ボランティアをすることは決して悪いことではない。しかし、そのボランティアをしに来ている人々と、被災された方の気持ちのギャップや共有はなかなか難しいものだ。「助けてあげる」というスタンスでボランティアに参加してきた人に文句すら言えないもどかしさの中で生活する苦しさを被災地以外の人にはわかることができない。同情するなら仕事がほしい、そんな当事者たちの思いを酌んであげることはボランティアの人にはわからない。心の中の隔たりは解消することができないのだろうか。
被災地のボランティア迷惑論の一部はメディアによりつくられていることも忘れてはいけない。避難所生活を送る被災者の方にとって、避難所の運営をうまくできているところだったら、この上ないありがたみだっただろう。ボランティアで関東・関西から物資を運んでくれたトラック運転手の方にも我々は頭が上がらないだろう。
また、気仙沼などに津波から押し上げられ陸にあがったままの船や、津波による被害の受けた建物など、一部を遺そうという考えがあった。いわゆる「負の遺産」としての観光地化だ。「不謹慎」、「見学とは言語道断」など様々な声が言われるのは妥当なことである。復興を越え、新たな資源を得るとすれば、この観光地化があってもよい。今後被災地の学習施設としての働きを持ち、次世代の考え方や災害の怖さを知るきっかけにすることも大切だ。

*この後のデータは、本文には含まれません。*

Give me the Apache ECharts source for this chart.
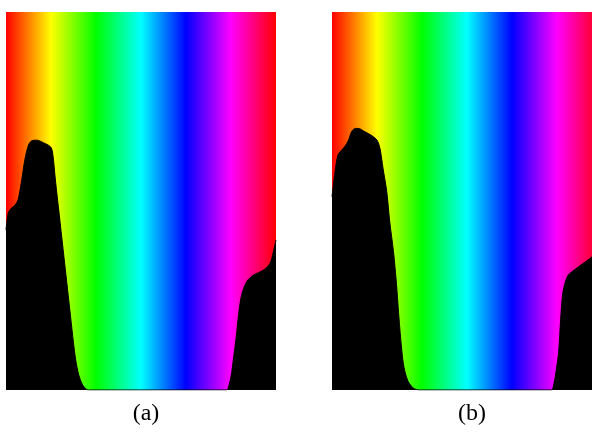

ボランティアも復興も形は様々であるが、震災から10年経ったいまでも、被災された方の中には苦しんでいる方もいる。ボランティアと被災地の兼ね合いの難しさをリアルな声を鏡写ししている。被災者の方から見たボランティアの方の記述が怖いほどリアルに伝わり、ボランティアで参加することの意義を考える一冊になっている。